Rodrigues, Azevedo, and Revoredo
[25] investigated a language-independent framework for automatically generating natural language texts from business process models. They found empirical support that, in terms of knowledge representation, the textual work instructions can be considered equivalent to process models represented in BPMN. The research investigating the natural language structure showed that mapping rules and correlations between words representing the grammatical classes indicate a process element through keywords and/or verb tenses
[2]. Furthermore, a semi-automatic approach successfully identified process elements from the natural language with a process description
[26][27]. There were 32 mapping rules to recognize business process text elements using natural language processing techniques. This was discovered through an empirical study of texts comprising explanations of a process
[2].
The ID2SBVR presents a new approach for extracting fact types from informal documents. The ID2SBVR allows a business process designer to translate natural language from an interview document into operational rules in SBVR, which in turn can be transformed into BPMN. The novelty of ID2SBVR is that it uses informal documents as a substitute for the formal documents that usually are required by BPMN. The informal documents are the result of an open-ended interview. The data are formed from irregularly structured natural language.
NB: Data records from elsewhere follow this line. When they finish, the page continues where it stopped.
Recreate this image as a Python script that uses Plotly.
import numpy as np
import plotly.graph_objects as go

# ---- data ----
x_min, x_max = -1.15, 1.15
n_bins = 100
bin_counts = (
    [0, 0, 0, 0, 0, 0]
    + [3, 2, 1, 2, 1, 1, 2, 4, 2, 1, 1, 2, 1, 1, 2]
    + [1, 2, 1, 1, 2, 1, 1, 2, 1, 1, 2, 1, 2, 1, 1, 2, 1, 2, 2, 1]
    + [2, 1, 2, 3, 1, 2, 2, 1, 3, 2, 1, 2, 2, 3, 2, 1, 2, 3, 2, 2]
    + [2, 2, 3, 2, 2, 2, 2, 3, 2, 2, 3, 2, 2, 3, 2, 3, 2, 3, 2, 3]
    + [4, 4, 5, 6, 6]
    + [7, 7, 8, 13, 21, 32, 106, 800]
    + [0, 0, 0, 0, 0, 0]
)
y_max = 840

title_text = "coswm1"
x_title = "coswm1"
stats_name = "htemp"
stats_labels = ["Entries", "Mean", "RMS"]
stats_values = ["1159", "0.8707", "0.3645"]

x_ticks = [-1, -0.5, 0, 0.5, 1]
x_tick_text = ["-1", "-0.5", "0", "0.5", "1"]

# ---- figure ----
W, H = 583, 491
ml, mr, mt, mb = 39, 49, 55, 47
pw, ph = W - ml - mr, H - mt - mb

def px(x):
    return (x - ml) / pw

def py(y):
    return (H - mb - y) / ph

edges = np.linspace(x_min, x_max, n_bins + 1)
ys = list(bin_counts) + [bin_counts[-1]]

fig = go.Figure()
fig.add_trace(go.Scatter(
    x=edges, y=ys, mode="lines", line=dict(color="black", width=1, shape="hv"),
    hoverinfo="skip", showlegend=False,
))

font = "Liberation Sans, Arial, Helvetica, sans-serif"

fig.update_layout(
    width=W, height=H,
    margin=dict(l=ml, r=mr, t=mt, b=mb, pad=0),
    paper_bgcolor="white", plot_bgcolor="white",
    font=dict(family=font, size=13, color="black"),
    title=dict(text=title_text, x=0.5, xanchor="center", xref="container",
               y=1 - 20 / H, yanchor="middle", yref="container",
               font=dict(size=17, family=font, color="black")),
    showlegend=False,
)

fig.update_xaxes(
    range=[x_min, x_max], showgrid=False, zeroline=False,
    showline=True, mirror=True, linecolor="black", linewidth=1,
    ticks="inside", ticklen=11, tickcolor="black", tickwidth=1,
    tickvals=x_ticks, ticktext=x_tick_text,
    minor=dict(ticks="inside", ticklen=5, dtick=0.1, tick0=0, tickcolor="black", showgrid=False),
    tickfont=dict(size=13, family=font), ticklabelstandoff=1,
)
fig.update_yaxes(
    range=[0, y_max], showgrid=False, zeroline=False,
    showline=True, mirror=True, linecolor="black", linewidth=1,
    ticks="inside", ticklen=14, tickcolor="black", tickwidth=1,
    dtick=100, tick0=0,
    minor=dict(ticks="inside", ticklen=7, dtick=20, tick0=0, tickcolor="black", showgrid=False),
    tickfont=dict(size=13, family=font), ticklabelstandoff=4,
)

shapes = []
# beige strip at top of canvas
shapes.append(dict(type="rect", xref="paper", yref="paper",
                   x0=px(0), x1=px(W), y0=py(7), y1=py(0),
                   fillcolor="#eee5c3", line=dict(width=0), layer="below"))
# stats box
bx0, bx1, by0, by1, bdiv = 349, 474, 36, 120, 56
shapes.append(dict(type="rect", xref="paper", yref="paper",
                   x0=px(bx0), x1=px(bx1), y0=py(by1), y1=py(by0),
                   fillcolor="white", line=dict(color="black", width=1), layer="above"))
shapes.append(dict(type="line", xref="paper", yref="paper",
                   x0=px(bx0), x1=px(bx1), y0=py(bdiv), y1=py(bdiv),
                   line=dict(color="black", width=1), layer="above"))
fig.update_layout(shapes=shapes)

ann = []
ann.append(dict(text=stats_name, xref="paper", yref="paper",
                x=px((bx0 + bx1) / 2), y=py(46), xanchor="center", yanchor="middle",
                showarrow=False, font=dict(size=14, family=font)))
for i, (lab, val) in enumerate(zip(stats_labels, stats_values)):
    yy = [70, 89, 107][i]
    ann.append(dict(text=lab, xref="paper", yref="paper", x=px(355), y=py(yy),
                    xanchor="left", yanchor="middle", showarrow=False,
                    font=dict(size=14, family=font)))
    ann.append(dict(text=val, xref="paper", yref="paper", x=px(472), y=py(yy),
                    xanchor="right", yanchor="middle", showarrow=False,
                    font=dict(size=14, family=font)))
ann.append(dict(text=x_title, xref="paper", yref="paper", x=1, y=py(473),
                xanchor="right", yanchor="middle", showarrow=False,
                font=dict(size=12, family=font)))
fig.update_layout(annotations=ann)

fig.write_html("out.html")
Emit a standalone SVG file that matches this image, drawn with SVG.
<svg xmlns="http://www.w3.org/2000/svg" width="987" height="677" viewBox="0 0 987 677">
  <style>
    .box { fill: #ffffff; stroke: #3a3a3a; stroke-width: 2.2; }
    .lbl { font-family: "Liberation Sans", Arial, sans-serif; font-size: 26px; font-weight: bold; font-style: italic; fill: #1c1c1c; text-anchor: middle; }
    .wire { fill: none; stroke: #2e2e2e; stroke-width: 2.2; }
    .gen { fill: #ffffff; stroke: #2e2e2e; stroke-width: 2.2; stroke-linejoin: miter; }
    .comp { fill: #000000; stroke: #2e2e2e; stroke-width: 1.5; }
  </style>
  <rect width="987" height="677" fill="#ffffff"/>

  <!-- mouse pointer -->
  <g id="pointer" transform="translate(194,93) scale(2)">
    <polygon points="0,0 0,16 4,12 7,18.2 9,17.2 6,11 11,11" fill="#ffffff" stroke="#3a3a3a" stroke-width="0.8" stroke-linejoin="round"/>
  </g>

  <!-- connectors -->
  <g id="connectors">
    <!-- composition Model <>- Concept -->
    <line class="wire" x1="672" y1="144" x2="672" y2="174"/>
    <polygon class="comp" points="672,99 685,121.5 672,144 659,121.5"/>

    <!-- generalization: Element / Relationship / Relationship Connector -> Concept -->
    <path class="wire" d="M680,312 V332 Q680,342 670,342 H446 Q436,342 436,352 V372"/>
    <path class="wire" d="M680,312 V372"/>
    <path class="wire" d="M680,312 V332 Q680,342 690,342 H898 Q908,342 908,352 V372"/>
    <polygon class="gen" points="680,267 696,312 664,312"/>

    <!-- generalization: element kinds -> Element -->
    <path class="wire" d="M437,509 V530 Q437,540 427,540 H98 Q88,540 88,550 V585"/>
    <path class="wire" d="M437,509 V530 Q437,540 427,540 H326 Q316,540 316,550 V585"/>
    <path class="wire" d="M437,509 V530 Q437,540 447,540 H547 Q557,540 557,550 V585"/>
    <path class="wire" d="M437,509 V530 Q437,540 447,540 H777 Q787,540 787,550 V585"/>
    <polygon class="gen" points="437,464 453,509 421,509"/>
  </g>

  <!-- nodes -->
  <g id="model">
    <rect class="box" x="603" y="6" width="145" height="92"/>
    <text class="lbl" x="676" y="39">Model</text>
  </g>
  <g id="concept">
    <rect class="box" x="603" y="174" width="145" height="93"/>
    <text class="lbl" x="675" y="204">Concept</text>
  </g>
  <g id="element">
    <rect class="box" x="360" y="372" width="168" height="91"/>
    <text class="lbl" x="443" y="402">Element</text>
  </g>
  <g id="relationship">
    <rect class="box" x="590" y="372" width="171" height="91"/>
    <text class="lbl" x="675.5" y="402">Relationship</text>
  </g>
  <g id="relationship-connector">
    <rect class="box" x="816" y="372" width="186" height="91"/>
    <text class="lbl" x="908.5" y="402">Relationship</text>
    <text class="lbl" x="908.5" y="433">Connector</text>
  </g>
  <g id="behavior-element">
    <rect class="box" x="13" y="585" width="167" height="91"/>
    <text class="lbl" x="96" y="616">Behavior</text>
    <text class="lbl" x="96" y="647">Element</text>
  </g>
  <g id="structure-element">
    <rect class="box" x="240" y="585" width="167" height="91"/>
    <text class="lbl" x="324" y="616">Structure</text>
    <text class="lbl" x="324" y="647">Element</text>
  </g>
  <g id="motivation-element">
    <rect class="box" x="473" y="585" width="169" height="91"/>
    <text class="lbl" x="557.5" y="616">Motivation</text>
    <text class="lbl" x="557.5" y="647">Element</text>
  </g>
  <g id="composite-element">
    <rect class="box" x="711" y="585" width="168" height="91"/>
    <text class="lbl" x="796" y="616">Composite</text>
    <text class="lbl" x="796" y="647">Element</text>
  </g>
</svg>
The ID2SBVR succeeds in SBVR operational rule extraction from informal documents on the basis of sentence extraction relevant to SBVR and its sequence. The unstructured data is successfully converted into semi-structured data for use in the pre-processing. The ID2SBVR method translates informal documents that are unstructured into structured ones with a high accuracy value of 0.91. The standard deviation of the ID2SBVR accuracy value in each process is 0.17. The ID2SBVR accuracy value does not show any large data deviations. The ID2SBVR method succeeded in extracting the types of facts including compound, complex, and complex-compound sentences, with an average value of 0.91 for precision and recall, and an almost perfect accuracy of 0.97.